Collected material ::
******************************
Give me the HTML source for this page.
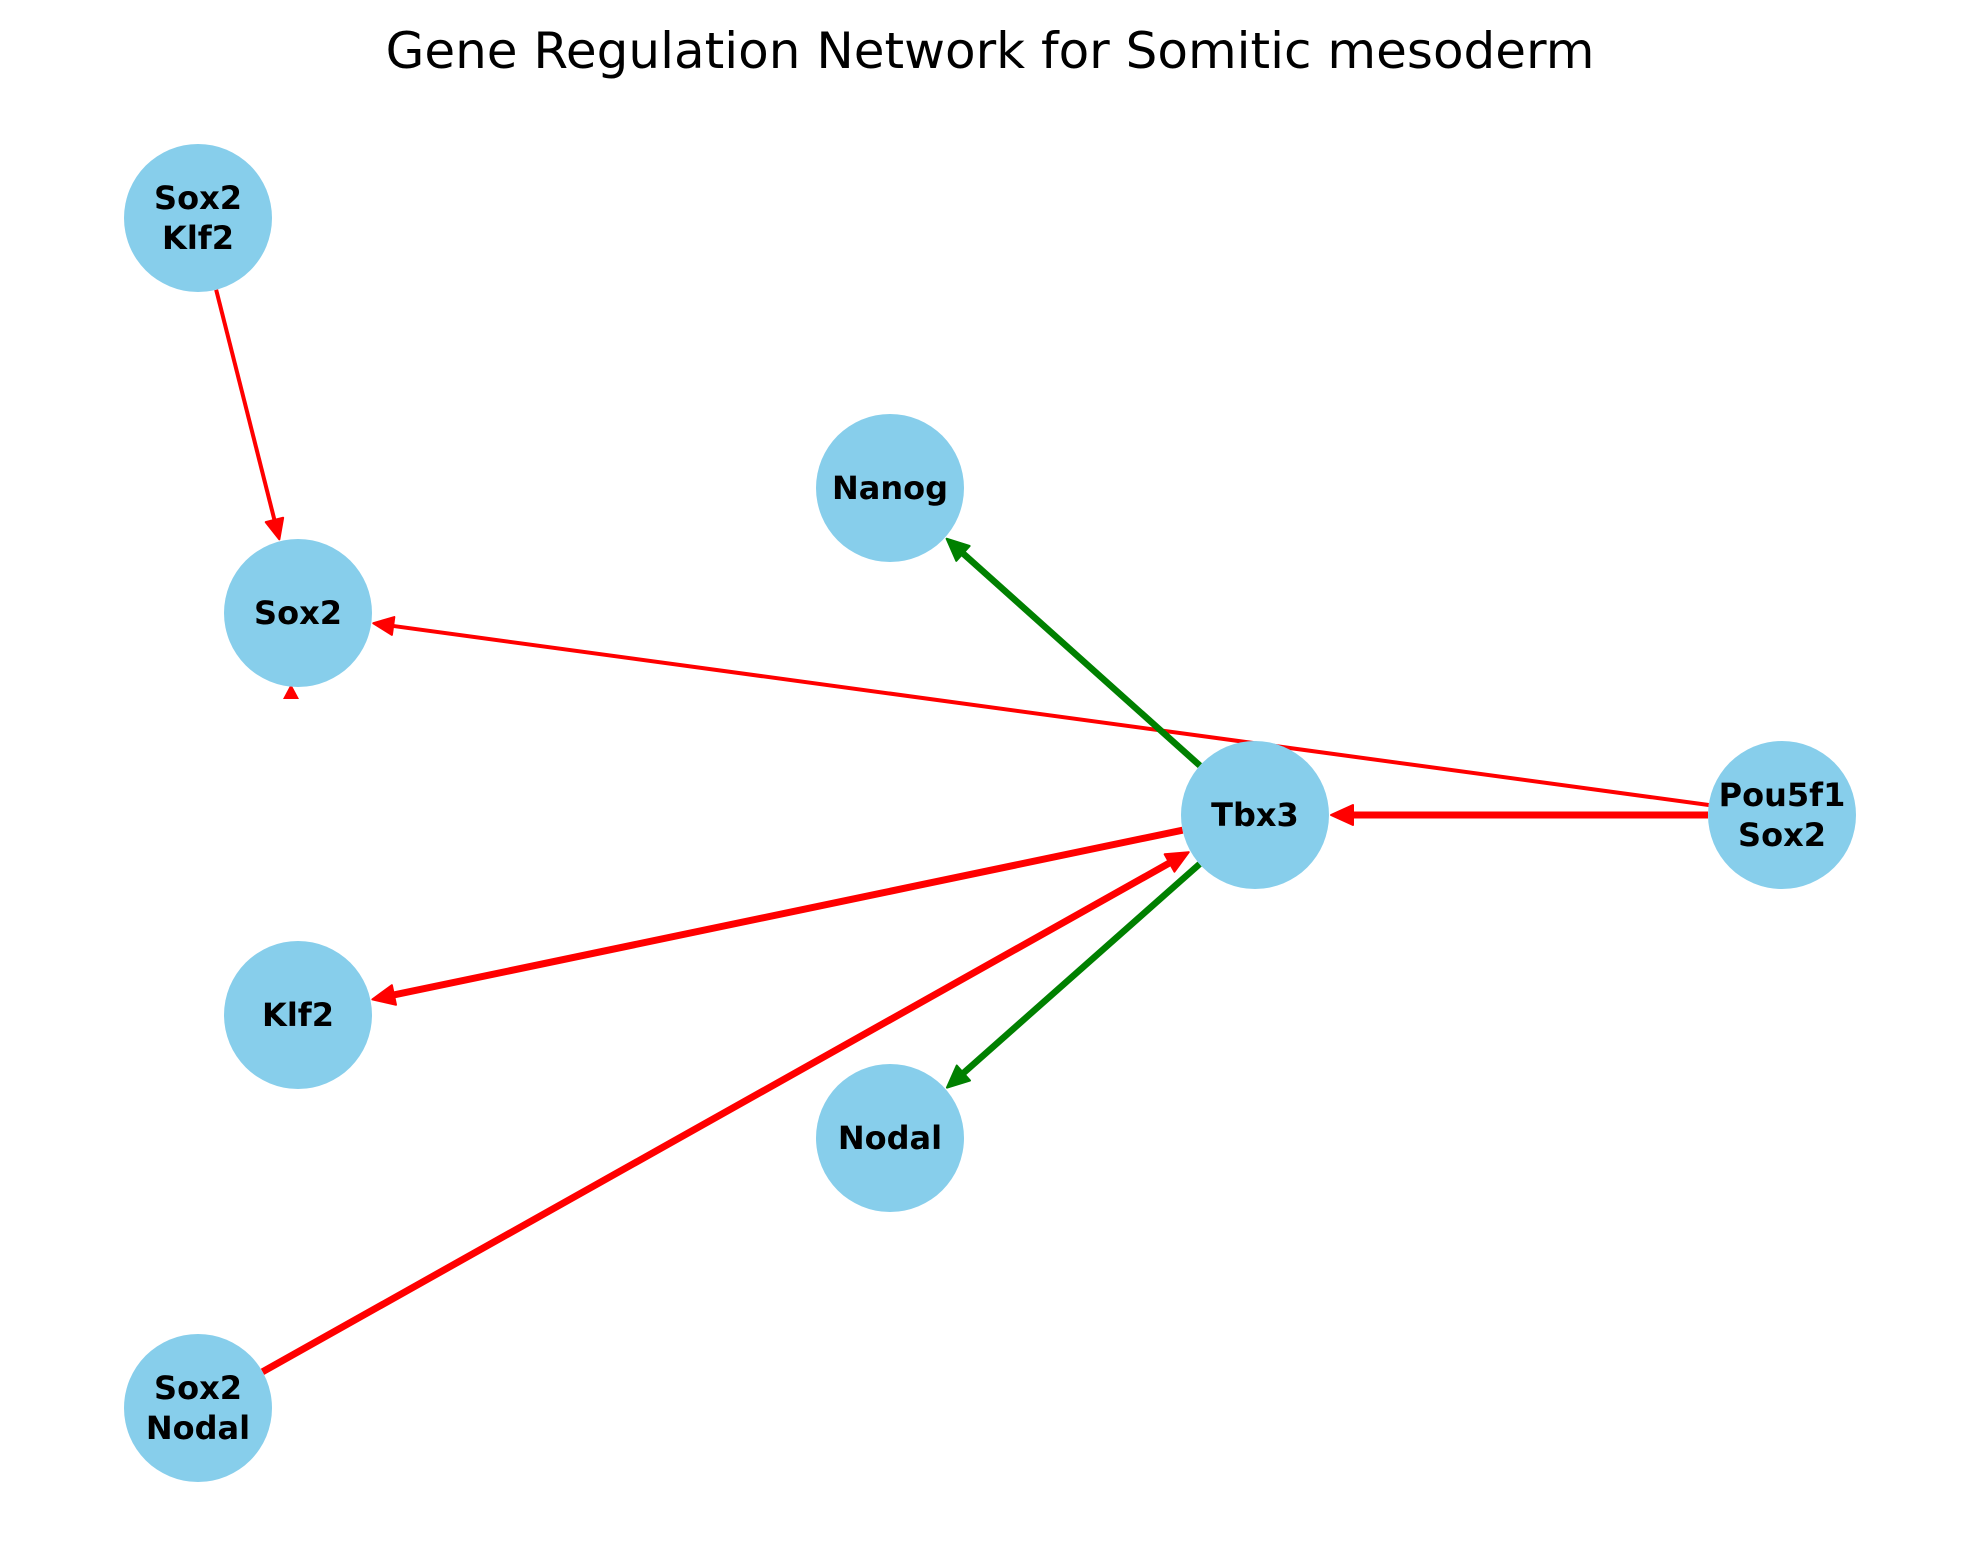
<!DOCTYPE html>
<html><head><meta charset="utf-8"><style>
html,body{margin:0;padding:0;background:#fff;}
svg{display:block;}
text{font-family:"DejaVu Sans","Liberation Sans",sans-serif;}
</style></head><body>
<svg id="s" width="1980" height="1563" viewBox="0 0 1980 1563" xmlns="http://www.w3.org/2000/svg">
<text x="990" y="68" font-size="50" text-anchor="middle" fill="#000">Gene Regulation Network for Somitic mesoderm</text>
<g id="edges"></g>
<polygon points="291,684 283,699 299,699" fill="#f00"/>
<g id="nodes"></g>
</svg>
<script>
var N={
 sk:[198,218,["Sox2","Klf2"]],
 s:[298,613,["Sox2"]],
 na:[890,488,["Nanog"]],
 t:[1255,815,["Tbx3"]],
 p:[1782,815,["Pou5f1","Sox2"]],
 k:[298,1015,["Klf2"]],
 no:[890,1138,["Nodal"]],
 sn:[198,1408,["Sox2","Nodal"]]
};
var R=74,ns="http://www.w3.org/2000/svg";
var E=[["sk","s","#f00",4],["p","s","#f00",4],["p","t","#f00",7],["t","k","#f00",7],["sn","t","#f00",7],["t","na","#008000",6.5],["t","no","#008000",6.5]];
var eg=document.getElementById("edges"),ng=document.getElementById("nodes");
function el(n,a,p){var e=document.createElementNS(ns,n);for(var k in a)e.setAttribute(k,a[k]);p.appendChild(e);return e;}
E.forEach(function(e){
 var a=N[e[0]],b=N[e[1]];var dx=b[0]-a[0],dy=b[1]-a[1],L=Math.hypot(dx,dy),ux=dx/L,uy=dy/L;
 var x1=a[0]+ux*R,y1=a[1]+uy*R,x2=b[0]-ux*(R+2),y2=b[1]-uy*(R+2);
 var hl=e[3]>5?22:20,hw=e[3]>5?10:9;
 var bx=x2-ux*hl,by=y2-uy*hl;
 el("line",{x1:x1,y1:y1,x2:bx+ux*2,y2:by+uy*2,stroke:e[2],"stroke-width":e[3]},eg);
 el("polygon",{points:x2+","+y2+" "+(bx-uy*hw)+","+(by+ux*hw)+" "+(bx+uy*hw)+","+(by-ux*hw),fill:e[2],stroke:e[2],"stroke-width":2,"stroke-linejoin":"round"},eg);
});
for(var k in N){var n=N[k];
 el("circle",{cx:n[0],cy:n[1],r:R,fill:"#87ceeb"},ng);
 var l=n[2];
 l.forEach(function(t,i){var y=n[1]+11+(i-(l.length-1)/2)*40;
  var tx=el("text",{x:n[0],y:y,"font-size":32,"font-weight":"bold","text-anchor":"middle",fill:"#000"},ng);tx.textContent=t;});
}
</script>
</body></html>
******************************
Requirements ::
Copy out the whole listing exactly, and don't carry over any pictures.

The result ::
Give me the HTML source for this page.
<!DOCTYPE html>
<html><head><meta charset="utf-8"><style>
html,body{margin:0;padding:0;background:#fff;}
svg{display:block;}
text{font-family:"DejaVu Sans","Liberation Sans",sans-serif;}
</style></head><body>
<svg id="s" width="1980" height="1563" viewBox="0 0 1980 1563" xmlns="http://www.w3.org/2000/svg">
<text x="990" y="68" font-size="50" text-anchor="middle" fill="#000">Gene Regulation Network for Somitic mesoderm</text>
<g id="edges"></g>
<polygon points="291,684 283,699 299,699" fill="#f00"/>
<g id="nodes"></g>
</svg>
<script>
var N={
 sk:[198,218,["Sox2","Klf2"]],
 s:[298,613,["Sox2"]],
 na:[890,488,["Nanog"]],
 t:[1255,815,["Tbx3"]],
 p:[1782,815,["Pou5f1","Sox2"]],
 k:[298,1015,["Klf2"]],
 no:[890,1138,["Nodal"]],
 sn:[198,1408,["Sox2","Nodal"]]
};
var R=74,ns="http://www.w3.org/2000/svg";
var E=[["sk","s","#f00",4],["p","s","#f00",4],["p","t","#f00",7],["t","k","#f00",7],["sn","t","#f00",7],["t","na","#008000",6.5],["t","no","#008000",6.5]];
var eg=document.getElementById("edges"),ng=document.getElementById("nodes");
function el(n,a,p){var e=document.createElementNS(ns,n);for(var k in a)e.setAttribute(k,a[k]);p.appendChild(e);return e;}
E.forEach(function(e){
 var a=N[e[0]],b=N[e[1]];var dx=b[0]-a[0],dy=b[1]-a[1],L=Math.hypot(dx,dy),ux=dx/L,uy=dy/L;
 var x1=a[0]+ux*R,y1=a[1]+uy*R,x2=b[0]-ux*(R+2),y2=b[1]-uy*(R+2);
 var hl=e[3]>5?22:20,hw=e[3]>5?10:9;
 var bx=x2-ux*hl,by=y2-uy*hl;
 el("line",{x1:x1,y1:y1,x2:bx+ux*2,y2:by+uy*2,stroke:e[2],"stroke-width":e[3]},eg);
 el("polygon",{points:x2+","+y2+" "+(bx-uy*hw)+","+(by+ux*hw)+" "+(bx+uy*hw)+","+(by-ux*hw),fill:e[2],stroke:e[2],"stroke-width":2,"stroke-linejoin":"round"},eg);
});
for(var k in N){var n=N[k];
 el("circle",{cx:n[0],cy:n[1],r:R,fill:"#87ceeb"},ng);
 var l=n[2];
 l.forEach(function(t,i){var y=n[1]+11+(i-(l.length-1)/2)*40;
  var tx=el("text",{x:n[0],y:y,"font-size":32,"font-weight":"bold","text-anchor":"middle",fill:"#000"},ng);tx.textContent=t;});
}
</script>
</body></html>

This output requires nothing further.